The researchers also hope to be able to use the cells to identify which patients respond well to treatment and which do not, meaning new combination therapies can be developed.

Wheadon said animals would still need to be used for final safety and toxicology tests before drugs were tested in humans, but they hoped to use fewer mice in the earlier stages of research.

Brett Cochrane, group head of science at Dr Hadwen Trust, said the work being done on leukaemia in Glasgow was “excellent” and there is now “huge scope to replace the number of animals that are being used.”

He said figures showed that more than 20,000 mice were used annually in research on leukaemia alone in the UK and while some animal use would still be required, reducing that number was important.

Another study being carried out in Glasgow with the hope of reducing the use of animals is focusing on how to repair damage to the central nervous system, which could help in the search for treatments for diseases like multiple sclerosis and repairing spinal cord injury.

Professor Sue Barnett and her team last year published research showing that cells in a petri dish can be used as a model for spinal cord injury without having to use animals.

She said treatments for complex spinal cord injuries would need to involve a combination of techniques including drugs and cell transplants to successfully treat them.
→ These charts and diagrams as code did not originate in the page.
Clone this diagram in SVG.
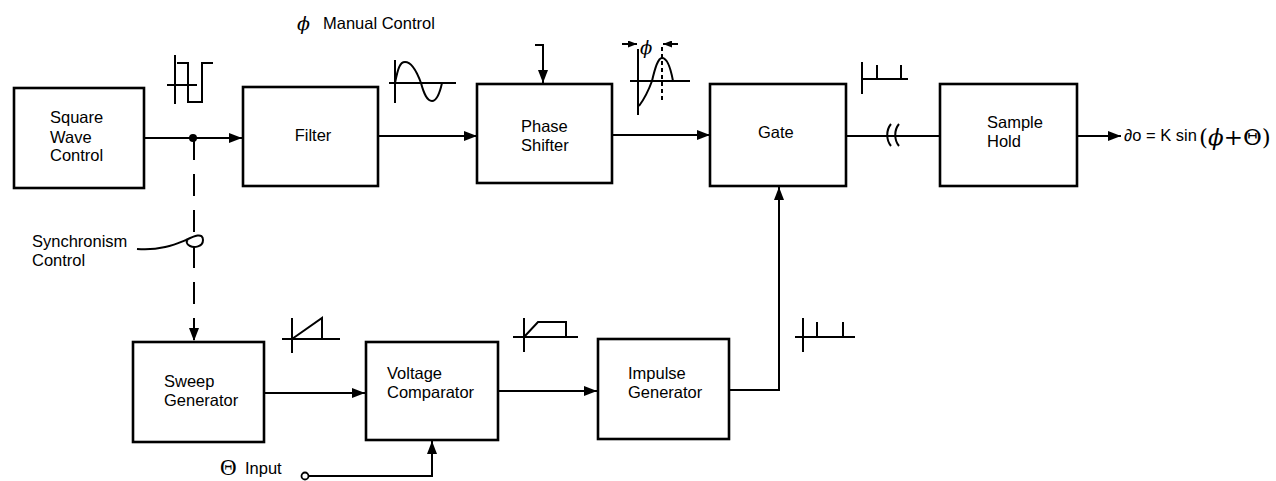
<svg xmlns="http://www.w3.org/2000/svg" width="1276" height="481" viewBox="0 0 1276 481">
<style>
.box{fill:#fff;stroke:#000;stroke-width:2.6}
.t{font-family:"Liberation Sans",Arial,sans-serif;font-size:16.5px;fill:#000}
.ln{fill:none;stroke:#000;stroke-width:2}
.wv{fill:none;stroke:#000;stroke-width:2}
.sym{font-family:"DejaVu Serif","Liberation Serif",serif;fill:#000}
</style>
<defs>
<marker id="ah" markerWidth="13" markerHeight="10" refX="13" refY="5" orient="auto" markerUnits="userSpaceOnUse">
<path d="M0,0 L13,5 L0,10 z" fill="#000"/>
</marker>
<marker id="ahs" markerWidth="9" markerHeight="7" refX="9" refY="3.5" orient="auto" markerUnits="userSpaceOnUse">
<path d="M0,0 L9,3.5 L0,7 z" fill="#000"/>
</marker>
</defs>
<rect width="1276" height="481" fill="#fff"/>

<g id="connectors">
<path class="ln" d="M144,138 H242" marker-end="url(#ah)"/>
<circle cx="193" cy="138" r="4" fill="#000"/>
<path class="ln" d="M194,138 V341" stroke-dasharray="22,14" marker-end="url(#ah)"/>
<path class="ln" d="M378,136 H477" marker-end="url(#ah)"/>
<path class="ln" d="M612,135 H710" marker-end="url(#ah)"/>
<path class="ln" d="M846,136 H940"/>
<path class="ln" d="M891,124 C886,130 886,140 891,146 M899,124 C894,130 894,140 899,146" fill="#fff"/>
<path class="ln" d="M1077,136 H1121" marker-end="url(#ah)"/>
<path class="ln" d="M535,45 H543 V83" marker-end="url(#ah)"/>
<path class="ln" d="M264,393 H365" marker-end="url(#ah)"/>
<path class="ln" d="M498,391 H597" marker-end="url(#ah)"/>
<path class="ln" d="M729,390 H779 V187" marker-end="url(#ah)"/>
<circle cx="305" cy="476" r="3.5" fill="#fff" stroke="#000" stroke-width="1.8"/>
<path class="ln" d="M308.5,476 H432 V441" marker-end="url(#ah)"/>
<path class="ln" d="M137,249 C160,251 176,244 186,240 C194,236 203,232 203,240 C203,247 194,248 190,246 C186,244 186,241 188,240"/>
</g>

<g id="node-square-wave">
<rect class="box" x="14" y="88" width="130" height="100"/>
<text class="t" x="50" y="123">Square</text>
<text class="t" x="50" y="143">Wave</text>
<text class="t" x="50" y="161">Control</text>
</g>
<g id="node-filter">
<rect class="box" x="243" y="87" width="135" height="99"/>
<text class="t" x="313" y="141" text-anchor="middle">Filter</text>
</g>
<g id="node-phase-shifter">
<rect class="box" x="477" y="84" width="135" height="99"/>
<text class="t" x="521" y="132">Phase</text>
<text class="t" x="521" y="151">Shifter</text>
</g>
<g id="node-gate">
<rect class="box" x="710" y="84" width="136" height="102"/>
<text class="t" x="758" y="138">Gate</text>
</g>
<g id="node-sample-hold">
<rect class="box" x="940" y="84" width="137" height="102"/>
<text class="t" x="987" y="128">Sample</text>
<text class="t" x="987" y="147">Hold</text>
</g>
<g id="node-sweep">
<rect class="box" x="133" y="342" width="131" height="100"/>
<text class="t" x="164" y="387">Sweep</text>
<text class="t" x="164" y="406">Generator</text>
</g>
<g id="node-comparator">
<rect class="box" x="366" y="342" width="132" height="98"/>
<text class="t" x="387" y="379">Voltage</text>
<text class="t" x="387" y="398">Comparator</text>
</g>
<g id="node-impulse">
<rect class="box" x="598" y="339" width="131" height="100"/>
<text class="t" x="628" y="379">Impulse</text>
<text class="t" x="628" y="398">Generator</text>
</g>

<g id="labels">
<text class="sym" x="297" y="30" font-size="19" font-style="italic">ϕ</text>
<text class="t" x="323" y="29" font-size="17">Manual Control</text>
<text class="t" x="32" y="247">Synchronism</text>
<text class="t" x="32" y="266">Control</text>
<text x="220" y="475" font-family="Liberation Serif,serif" font-size="23">Θ</text>
<text class="t" x="245" y="474">Input</text>
<text class="t" x="1124" y="141" font-size="14">∂o = K sin</text>
<text class="sym" x="1199" y="145" font-size="23">(<tspan font-style="italic">ϕ</tspan>+Θ)</text>
<text class="sym" x="640" y="54" font-size="18" font-style="italic">ϕ</text>
</g>

<g id="waveforms">
<path class="wv" d="M167,85 H197 M175,55 V104 M177,63 H188 V102 H202 V63 H213"/>
<path class="wv" d="M389,83 H456 M395,60 V103 M395,83 C398,68 400,62 405,62 C412,62 417,72 421,83 C424,94 427,101 432,101 C437,101 440,92 442,83"/>
<path class="wv" d="M630,81 H690 M638,49 V115 M639,106 C645,98 648,92 652,81 C655,68 658,58 662,58 C668,58 671,70 673,81"/>
<path class="wv" d="M662,47 V102" stroke-dasharray="4,3" stroke-width="1.6"/>
<path class="wv" d="M622,44 H637" marker-end="url(#ahs)"/>
<path class="wv" d="M678,44 H663" marker-end="url(#ahs)"/>
<path class="wv" d="M862,62 V94 M862,79 H908 M877,65 V79 M901,65 V79"/>
<path class="wv" d="M292,318 V353 M282,339 H340 M292,339 L322,318 V339"/>
<path class="wv" d="M524,318 V352 M513,337 H578 M524,337 L538,322 H566 V337"/>
<path class="wv" d="M803,318 V352 M795,337 H855 M817,322 V337 M843,322 V337"/>
</g>
</svg>
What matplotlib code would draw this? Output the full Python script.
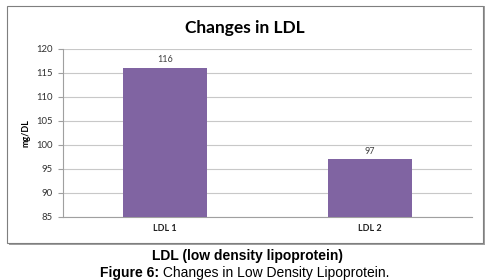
import matplotlib
matplotlib.use("Agg")
import matplotlib.pyplot as plt
from matplotlib.patches import Rectangle

categories = ["LDL 1", "LDL 2"]
values = [116, 97]
yticks = [85, 90, 95, 100, 105, 110, 115, 120]

W, H = 491, 280
fig = plt.figure(figsize=(W / 100, H / 100), dpi=100)
fig.patch.set_facecolor("white")

# outer chart box with shadow
fig.patches.append(Rectangle((9 / W, 1 - 245 / H), 476 / W, 239 / H, transform=fig.transFigure,
                             facecolor="#a0a0a0", edgecolor="none", zorder=0))
fig.patches.append(Rectangle((7 / W, 1 - 243 / H), 476 / W, 237 / H, transform=fig.transFigure,
                             facecolor="white", edgecolor="#7f7f7f", linewidth=0.8, zorder=1))

ax = fig.add_axes([63 / W, 1 - 217 / H, (472 - 63) / W, (217 - 49) / H])
ax.set_zorder(2)
ax.patch.set_alpha(0)
x = range(len(categories))
ax.bar(x, [v - yticks[0] for v in values], bottom=yticks[0], width=0.41, color="#8064A2", zorder=3)
for xi, v in zip(x, values):
    ax.text(xi, v + 0.8, str(v), ha="center", va="bottom", fontsize=6.5, family="Lato", color="#404040")
ax.set_xlim(-0.5, len(categories) - 0.5)
ax.set_ylim(yticks[0], yticks[-1])
ax.set_yticks(yticks)
ax.set_xticks(list(x))
ax.set_xticklabels(categories, fontsize=6.5, family="Lato", fontweight="bold", color="#202020")
ax.set_yticklabels([str(t) for t in yticks], fontsize=6.8, family="Lato", color="#303030")
ax.yaxis.grid(True, color="#c8c8c8", linewidth=0.8, zorder=0)
for s in ["top", "right"]:
    ax.spines[s].set_visible(False)
ax.spines["left"].set_color("#a0a0a0")
ax.spines["bottom"].set_color("#a0a0a0")
ax.tick_params(axis="y", length=3.6, color="#a0a0a0", pad=3.6)
ax.tick_params(axis="x", length=0, pad=5)
ax.set_ylabel("mg/DL", fontsize=6.5, family="Lato", fontweight="bold", labelpad=4)

fig.text(245 / W, 1 - 28 / H, "Changes in LDL", ha="center", va="center",
         fontsize=12.5, family="Lato", fontweight="bold", color="#000000")

fig.text(248 / W, 1 - 256 / H, "LDL (low density lipoprotein)", ha="center", va="center",
         fontsize=10, family="Liberation Sans", fontweight="bold")
t1 = fig.text(0, 0, "Figure 6:", fontsize=10, family="Liberation Sans", fontweight="bold")
t2 = fig.text(0, 0, " Changes in Low Density Lipoprotein.", fontsize=10, family="Liberation Sans")
fig.canvas.draw()
r = fig.canvas.get_renderer()
w1 = t1.get_window_extent(r).width
w2 = t2.get_window_extent(r).width
x0 = 100
t1.set_position((x0 / W, 1 - 273 / H)); t1.set_va("center")
t2.set_position(((x0 + w1) / W, 1 - 273 / H)); t2.set_va("center")

fig.savefig("out.png", dpi=100)
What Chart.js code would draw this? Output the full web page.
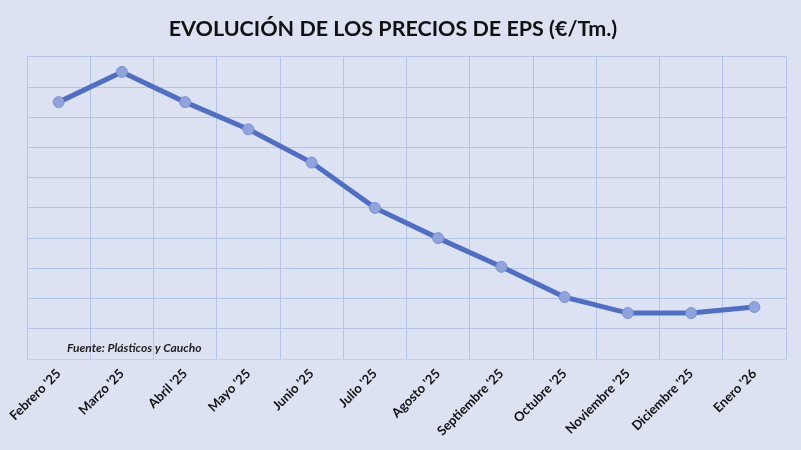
<!doctype html>
<html lang="es">
<head>
<meta charset="UTF-8" />
<title>Evolución de los precios de EPS</title>
<style>
  html, body { margin: 0; padding: 0; background: #dde2f2; }
  #wrap { width: 801px; height: 450px; }
</style>
</head>
<body>
<div id="wrap"><canvas id="chart" width="801" height="450"></canvas></div>
<script src="https://cdn.jsdelivr.net/npm/chart.js"></script>
<script>
const labels = ["Febrero '25", "Marzo '25", "Abril '25", "Mayo '25", "Junio '25", "Julio '25",
  "Agosto '25", "Septiembre '25", "Octubre '25", "Noviembre '25", "Diciembre '25", "Enero '26"];
// valores (escala relativa, sin etiquetas en el eje)
const precios = [8.5, 9.5, 8.5, 7.6, 6.5, 5.0, 4.0, 3.05, 2.05, 1.52, 1.52, 1.72];
const fuente = 'Fuente: Plásticos y Caucho';

const fuentePlugin = {
  id: 'fuente',
  afterDatasetsDraw(chart) {
    const { ctx, chartArea } = chart;
    ctx.save();
    ctx.font = 'italic bold 12px Lato';
    ctx.fillStyle = '#222';
    ctx.textBaseline = 'middle';
    ctx.fillText(fuente, chartArea.left + 40, chartArea.bottom - 11);
    ctx.restore();
  }
};

new Chart(document.getElementById('chart'), {
  type: 'line',
  data: {
    labels,
    datasets: [{
      data: precios,
      borderColor: '#4f6fc7',
      borderWidth: 5,
      tension: 0,
      pointRadius: 5.5,
      pointBackgroundColor: '#8fa3dc',
      pointBorderColor: '#7a92d6',
      pointBorderWidth: 1
    }]
  },
  options: {
    responsive: false,
    animation: false,
    layout: { padding: { left: 0, right: 15, bottom: 0 } },
    plugins: {
      legend: { display: false },
      tooltip: { enabled: false },
      title: {
        display: true,
        text: 'EVOLUCIÓN DE LOS PRECIOS DE EPS (€/Tm.)',
        color: '#111',
        font: { family: 'Lato', size: 21.5, weight: 'bold' },
        padding: { top: 16, bottom: 15 }
      }
    },
    scales: {
      x: {
        offset: true,
        afterFit(scale) { scale.height = 91; },
        grid: { offset: true, color: '#b3c4ea', lineWidth: 1, drawTicks: false },
        border: { color: '#c9cfdd' },
        ticks: {
          minRotation: 45, maxRotation: 45, autoSkip: false, padding: 7,
          color: '#111',
          font: { family: 'Lato', size: 13, weight: 'bold' }
        }
      },
      y: {
        min: 0, max: 10,
        afterFit(scale) { scale.width = 27; },
        grid: { color: '#b3c4ea', lineWidth: 1, drawTicks: false },
        border: { display: false },
        ticks: { display: false, stepSize: 1 }
      }
    }
  },
  plugins: [fuentePlugin]
});
</script>
</body>
</html>
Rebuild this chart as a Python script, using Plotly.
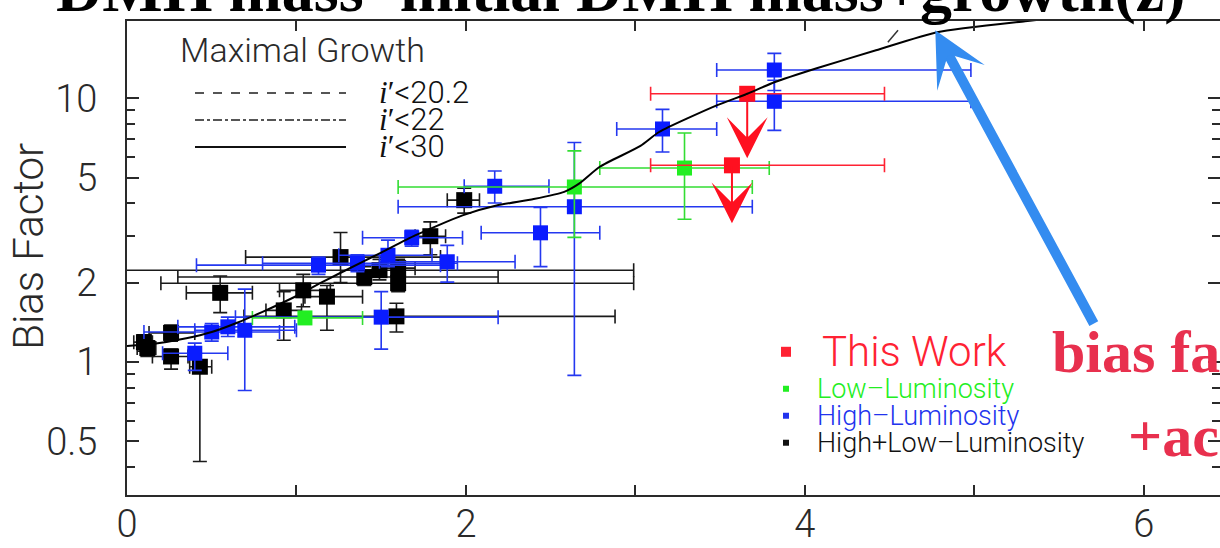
import numpy as np
import plotly.graph_objects as go

# ---- High+Low-Luminosity samples (black) ----
k_z   = [0.10, 0.12, 0.26, 0.26, 0.43, 0.55, 0.925, 1.04, 1.18, 1.26, 1.40, 1.49, 1.60, 1.60, 1.59, 1.79, 1.99]
k_b   = [1.19, 1.13, 1.29, 1.05, 0.96, 1.83, 1.57, 1.87, 1.77, 2.50, 2.10, 2.23, 2.27, 1.99, 1.49, 3.00, 4.11]
k_zlo = [0.04, 0.06, 0.13, 0.15, 0.37, 0.35, 0.82, 0.90, 1.05, 0.70, 0.30, -0.10, 1.50, 0.20, 0.69, 1.70, 1.89]
k_zhi = [0.15, 0.17, 0.40, 0.36, 0.50, 0.74, 1.03, 1.20, 1.39, 1.85, 2.19, 2.99, 1.70, 2.99, 2.88, 1.88, 2.08]
k_blo = [1.10, 1.05, 1.20, 0.94, 0.42, 1.54, 1.21, 1.62, 1.32, 2.00, 1.95, 2.05, 2.10, 1.85, 1.30, 2.55, 3.67]
k_bhi = [1.27, 1.20, 1.38, 1.12, 1.02, 2.12, 1.85, 2.15, 1.95, 3.10, 2.30, 2.45, 2.45, 2.15, 1.67, 3.40, 4.56]

# ---- High-Luminosity samples (blue) ----
b_z   = [0.40, 0.50, 0.595, 0.695, 1.13, 1.36, 1.54, 1.68, 1.89, 1.50, 2.17, 2.44, 2.64, 3.16, 3.82, 3.82]
b_b   = [1.08, 1.30, 1.36, 1.32, 2.33, 2.37, 2.54, 2.96, 2.40, 1.48, 4.64, 3.09, 3.88, 7.65, 9.74, 12.8]
b_zlo = [0.21, 0.10, 0.30, 0.40, 0.41, 0.80, 1.25, 1.39, 1.49, 0.64, 1.99, 2.09, 1.60, 2.89, 3.48, 3.48]
b_zhi = [0.595, 0.90, 0.99, 1.00, 1.85, 1.95, 1.80, 1.98, 2.29, 2.19, 2.49, 2.79, 3.69, 3.48, 4.98, 4.98]
b_blo = [0.93, 1.20, 1.25, 0.78, 2.15, 2.20, 2.30, 2.75, 2.01, 1.12, 4.01, 2.30, 0.89, 6.26, 7.56, 10.7]
b_bhi = [1.18, 1.40, 1.48, 1.89, 2.50, 2.55, 2.90, 3.16, 2.77, 1.85, 5.30, 3.86, 6.80, 9.08, 11.7, 14.8]

# ---- Low-Luminosity samples (green) ----
g_z   = [1.05, 2.64, 3.29]
g_b   = [1.47, 4.61, 5.44]
g_zlo = [0.74, 1.60, 2.79]
g_zhi = [1.39, 3.69, 3.79]
g_blo = [1.47, 2.97, 3.48]
g_bhi = [1.47, 6.32, 7.39]

# ---- This Work (red), upper limits ----
r_z   = [3.66, 3.57]
r_b   = [10.4, 5.57]
r_zlo = [3.09, 3.09]
r_zhi = [4.47, 4.47]
r_lim = [5.93, 3.36]

# ---- Maximal-growth model curves ----
m_z = [0.00, 0.15, 0.35, 0.50, 0.65, 0.80, 1.00, 1.14, 1.39, 1.50, 1.70, 1.98, 2.18, 2.40,
       2.58, 2.67, 2.79, 3.03, 3.14, 3.48, 3.66, 3.82, 4.07, 4.42, 4.78, 5.30, 5.60]
m_b = [1.15, 1.17, 1.23, 1.30, 1.41, 1.55, 1.78, 1.99, 2.40, 2.60, 3.02, 3.60, 3.92, 4.15,
       4.42, 4.76, 5.50, 6.60, 7.45, 9.40, 10.4, 11.5, 13.0, 15.2, 17.8, 19.6, 20.5]
d_z = [4.49, 4.55]
d_b = [16.3, 18.1]

# ---- axis ticks ----
x_ticks = [0, 1, 2, 3, 4, 5, 6]
x_text = ["0", "", "2", "", "4", "", "6"]
y_major = [0.5, 1, 2, 5, 10]
y_major_text = ["0.5", "1", "2", "5", "10"]
y_minor = [0.4, 0.6, 0.7, 0.8, 0.9, 3, 4, 6, 7, 8, 9]

SANS = "Roboto"
SERIF = "Liberation Serif"
INK = "#2a2a2a"
THIN = 300


def errs(v, lo, hi):
    v, lo, hi = map(np.asarray, (v, lo, hi))
    return dict(type="data", symmetric=False, array=hi - v, arrayminus=v - lo)


def sample_trace(z, b, zlo, zhi, blo, bhi, color, bar_color, size):
    ex = errs(z, zlo, zhi)
    ey = errs(b, blo, bhi)
    ex.update(color=bar_color, thickness=1.6, width=7)
    ey.update(color=bar_color, thickness=1.6, width=7)
    return go.Scatter(x=z, y=b, mode="markers",
                      marker=dict(symbol="square", size=size, color=color, line=dict(width=0)),
                      error_x=ex, error_y=ey, showlegend=False)


fig = go.Figure()
fig.add_trace(sample_trace(k_z, k_b, k_zlo, k_zhi, k_blo, k_bhi, "#000000", "#1a1a1a", 16))
fig.add_trace(sample_trace(b_z, b_b, b_zlo, b_zhi, b_blo, b_bhi, "#0a1cff", "#2438f0", 15))
fig.add_trace(sample_trace(g_z, g_b, g_zlo, g_zhi, g_blo, g_bhi, "#22ee22", "#33dd33", 15))

rx = errs(r_z, r_zlo, r_zhi)
rx.update(color="#ff2233", thickness=1.6, width=7)
fig.add_trace(go.Scatter(x=r_z, y=r_b, mode="markers",
                         marker=dict(symbol="square", size=16, color="#ff1020"),
                         error_x=rx, showlegend=False))

# model curves
fig.add_trace(go.Scatter(x=m_z, y=m_b, mode="lines",
                         line=dict(color="#000000", width=2, shape="spline", smoothing=0.6),
                         showlegend=False))
fig.add_trace(go.Scatter(x=d_z, y=d_b, mode="lines", line=dict(color="#333333", width=1.5),
                         showlegend=False))

annotations = []
# upper-limit arrows for this work
for z, b, lim in zip(r_z, r_b, r_lim):
    annotations.append(dict(x=z, y=np.log10(lim), ax=z, ay=np.log10(b), xref="x", yref="y",
                            axref="x", ayref="y", showarrow=True, arrowhead=3, arrowsize=3.4,
                            arrowwidth=2, arrowcolor="#ff1020", text="", standoff=0))

# big pointer arrow toward the model curve
annotations.append(dict(x=4.77, y=np.log10(18.1), ax=5.71, ay=np.log10(1.38), xref="x", yref="y",
                        axref="x", ayref="y", showarrow=True, arrowhead=3, arrowsize=0.9,
                        arrowwidth=10, arrowcolor="#348cf0", text="", standoff=0))


def px_x(p):
    return (p - 127) / 1093


def px_y(p):
    return (495.3 - p) / 474.3


# title across the top
annotations.append(dict(text="DMH mass=initial DMH mass+growth(z)", x=px_x(620), y=px_y(-11),
                        xref="paper", yref="paper", xanchor="center", yanchor="middle",
                        showarrow=False, font=dict(family=SERIF, size=64, color="#000000", weight="bold")))

# y-axis label
annotations.append(dict(text="Bias Factor", x=px_x(29), y=px_y(247), xref="paper", yref="paper",
                        xanchor="center", yanchor="middle", textangle=-90, showarrow=False,
                        font=dict(family=SANS, size=42, color=INK, weight=THIN)))

# red commentary
annotations.append(dict(text="bias factor", x=px_x(1050), y=px_y(352), xref="paper", yref="paper",
                        xanchor="left", yanchor="middle", showarrow=False,
                        font=dict(family=SERIF, size=60, color="#e8304e", weight="bold")))
annotations.append(dict(text="+accretion", x=px_x(1126), y=px_y(436), xref="paper", yref="paper",
                        xanchor="left", yanchor="middle", showarrow=False,
                        font=dict(family=SERIF, size=60, color="#e8304e", weight="bold")))

# model legend
annotations.append(dict(text="Maximal Growth", x=px_x(178), y=px_y(50), xref="paper", yref="paper",
                        xanchor="left", yanchor="middle", showarrow=False,
                        font=dict(family=SANS, size=34, color=INK, weight=THIN)))
model_labels = ["20.2", "22", "30"]
model_rows = [93, 120, 147]
for lab, row in zip(model_labels, model_rows):
    annotations.append(dict(text="<span style='font-family:Liberation Serif'><i>i</i>′</span>&lt;" + lab,
                            x=px_x(377), y=px_y(row), xref="paper", yref="paper",
                            xanchor="left", yanchor="middle", showarrow=False,
                            font=dict(family=SANS, size=31, color="#111111", weight=THIN)))

# sample legend
sample_names = ["This Work", "Low–Luminosity", "High–Luminosity", "High+Low–Luminosity"]
sample_colors = ["#ff2233", "#22ee22", "#2233ee", "#111111"]
sample_rows = [352, 389, 416, 443]
sample_fonts = [42, 27, 27, 27]
sample_box = [5, 3, 3, 3]
shapes = []
for name, col, row, fs, hb in zip(sample_names, sample_colors, sample_rows, sample_fonts, sample_box):
    annotations.append(dict(text=name, x=px_x(815 if fs < 30 else 820), y=px_y(row), xref="paper", yref="paper",
                            xanchor="left", yanchor="middle", showarrow=False,
                            font=dict(family=SANS, size=fs, color=col, weight=THIN)))
    shapes.append(dict(type="rect", xref="paper", yref="paper",
                       x0=px_x(786 - hb), x1=px_x(786 + hb), y0=px_y(row + hb), y1=px_y(row - hb),
                       fillcolor=col, line=dict(width=0)))

line_styles = [("dash", "#555555"), ("dashdot", "#555555"), ("solid", "#111111")]
for (dash, col), row in zip(line_styles, model_rows):
    shapes.append(dict(type="line", xref="paper", yref="paper", x0=px_x(195), x1=px_x(346),
                       y0=px_y(row), y1=px_y(row), line=dict(color=col, width=2, dash=dash)))

fig.update_layout(
    width=1220, height=548,
    margin=dict(l=127, r=0, t=21, b=53),
    paper_bgcolor="white", plot_bgcolor="white",
    annotations=annotations, shapes=shapes,
    showlegend=False,
)
fig.update_xaxes(range=[0, 6.45], showgrid=False, zeroline=False, automargin=False,
                 showline=True, linecolor=INK, linewidth=2, mirror="ticks",
                 ticks="inside", ticklen=10, tickwidth=1.5, tickcolor=INK,
                 tickvals=x_ticks, ticktext=x_text, ticklabelstandoff=-6,
                 tickfont=dict(family=SANS, size=38, color=INK, weight=THIN))
fig.update_yaxes(type="log", range=[-0.504, 1.293], showgrid=False, zeroline=False, automargin=False,
                 showline=True, linecolor=INK, linewidth=2, mirror="ticks",
                 ticks="inside", ticklen=12, tickwidth=1.5, tickcolor=INK,
                 tickvals=y_major, ticktext=y_major_text, ticklabelstandoff=20,
                 minor=dict(tickvals=y_minor, ticks="inside", ticklen=8, tickwidth=1.5, tickcolor=INK, showgrid=False),
                 tickfont=dict(family=SANS, size=38, color=INK, weight=THIN))

fig.write_html("out.html")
But she said testing these combinations would normally require large numbers of animals in procedures which required special Home Office animal licences.

“We wanted to show that mixtures of central nervous system cells could be grown in petri dishes that could mimic spinal cord injuries,” Barnett said.

“What we saw was many features in the cells in the dish that are seen in animal models, including lack of nerve growth and the loss of the nerve’s insulating myelin sheath.

“We validated this model by adding drugs known to promote repair in animals and saw similar features.”

Libby Anderson, from the Edinburgh-based animal protection group One Kind, welcomed the move, saying: “Animal testing has led medical research down many blind alleys over the years, and caused untold animal suffering.

“This makes it hugely encouraging to see the increased use of human cells to replace animals. Stem cells must give a more accurate model for testing drugs and modelling the development of disease, and they can be reproduced in the laboratory to provide a supply of identical material.

“As the range of alternatives increases it becomes more and more difficult to justify using animals and this is a very welcome development.”

Dr Vicky Robinson, chief executive of the NC3Rs, said the centre prioritised funding projects that it felt had the greatest potential to minimise the use of animals and improve animal welfare in scientific research.

“There are several interesting projects going on in Scotland at the moment, which promise real 3Rs benefits,” she said. “Since 2005 we’ve committed over £5.3m to Scottish research organisations for 3Rs research.”